Abstract
Purpose :
Glaucoma is a leading cause of irreversible blindness worldwide despite new medications and newer surgeries, such as microinvasive glaucoma surgeries (MIGS). Currently the outcome of MIGS targeting Schlemm’s canal (SC) is unpredictable in part due to a long-existing gap in knowledge on the outflow resistance within the vasculature distal to the inner wall of SC in the Trabecular Meshwork (TM). In our previous studies, we demonstrated measuring the 3D structure and deformations of distal aqueous drainage vasculature and its surrounding sclera during intraocular pressure regulation with photoacoustic microscopy (PAM). In this study, we upgraded our system with flow velocity imaging capability. Along with the 3D structural information, we investigated the feasibility to access the volume flow rate through distal aqueous humor outflow vasculature.
Methods :
The flow measurement was validated using imaging phantoms and human globes ex vivo.
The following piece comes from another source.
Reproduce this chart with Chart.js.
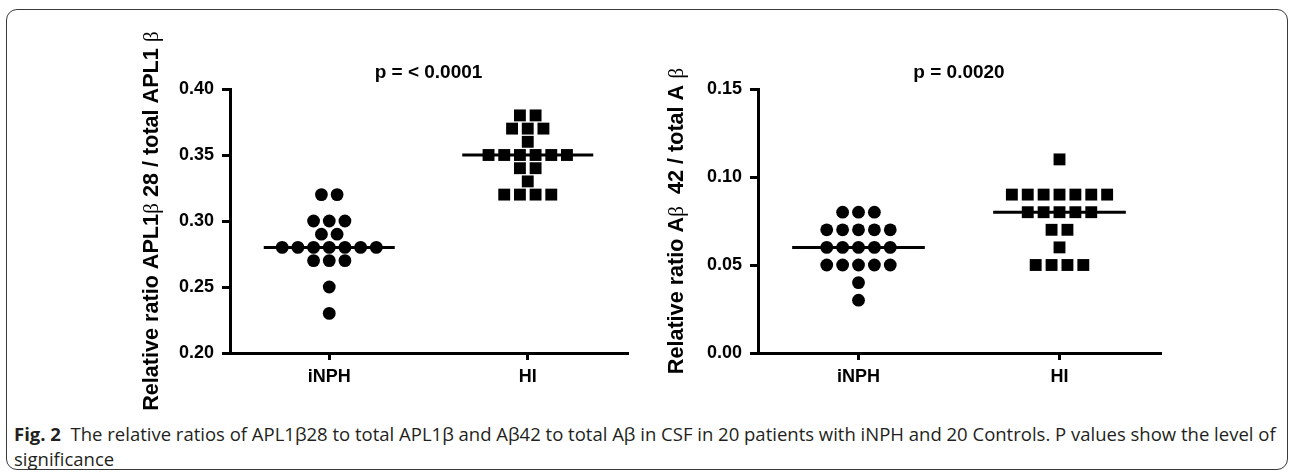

The phantoms were porcine gel blocks including tunnels with varied diameters. Human globes went through full circumferential ab externo trabeculotomies so that the aqueous outflow resistance in the distal vasculature was isolated from those at the levels of TM and SC. Both the imaging phantoms and the globes were perfused with 6 μm microspheres at varied flow rates. Images were taken by an optical resolution PAM system with a laser repetition rate of 6.2 kHz, corresponding to an interscan time of 40 µs between the B-mode images at the vascular cross-sections.
Results :
Fig. 1(a) shows consistent flow velocities measurements within phantom lumens with varied diameters. In addition, the measurement is able to reliably differentiate flow velocities at a difference of 0.5 mm/s (n=10, p<0.01). Fig. 1(b-d) shows that our system can detect the perfusion flow rate changes within distal aqueous outflow vasculature in a human globe as well as the laminar flow patterns. The volume flow rate at a branching anatomy shows promising preliminary result that we can have relatively constant volume flow rate measurements along a closed system.
Conclusions :
Our imaging system shows reliable flow velocity measurement and promise in quantifying volume flow rate through the distal vasculature. Our immediate future work is to study the interactions between the volume flow rate within the vasculature and the deformation of surrounding sclera during intraocular pressure regulation.
This abstract was presented at the 2024 ARVO Annual Meeting, held in Seattle, WA, May 5-9, 2024.